Evaluating the Model Fit
How well does the line explain the data?
We found the best line. But how good is it? We need a way to measure what the line explains vs. what it misses.
House prices vary a lot. Some of that variation is because of house size (which our line captures), and some is due to other factors we don't model.
To measure this, we split the total variation into two parts: what the line explains and what it doesn't.
Step 1: How much do prices vary overall? Measure each point's distance from the average price.
Each purple line shows how far a house's price is from the average. TSS is the sum of all those gaps, squared.
Step 2: How much does our line improve over the mean? The explained variation.

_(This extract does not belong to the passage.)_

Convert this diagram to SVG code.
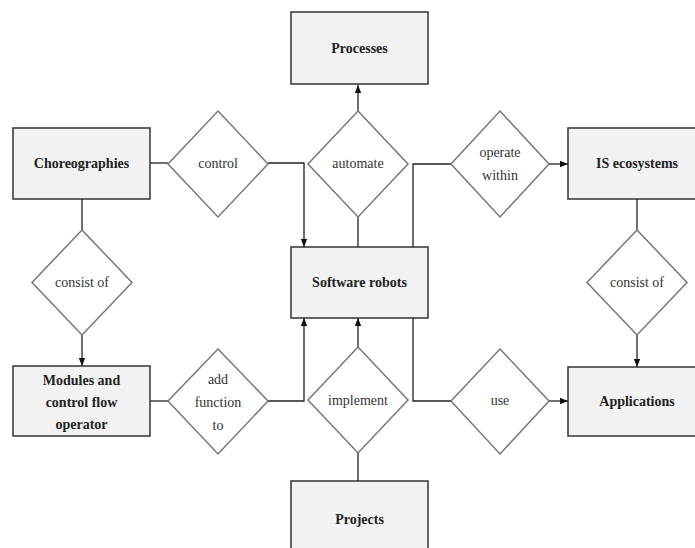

Each green line shows the distance between where our line predicts (ŷ) and the mean (ȳ). This is what the line adds over just guessing the average.
Step 3: What's left over? The gaps between predictions and actual values — our old friends, the residuals.
Each red line is a residual — the part our line couldn't explain. These are the same errors from Chapter 2, now squared and summed.
TSS = SSR + SSE. The total variation splits neatly into explained + unexplained.
Every point's total gap from the mean splits into two parts: the part the line explains + the part left over.
R² — the line explains this fraction of the total price variation.
House size explains 83.1% of the variation in price. The remaining 16.9% is unexplained.
R² tells us the proportion explained. But how far off are our predictions in dollars?
SSE = 11,622,569,746 … but that number is in squared dollars ($ ²). Hard to interpret! We need to convert it back to regular dollars.
On average, our predictions are off by about $27,836. Unlike R², RMSE is in the same units as the data — so you can directly feel how big the errors are.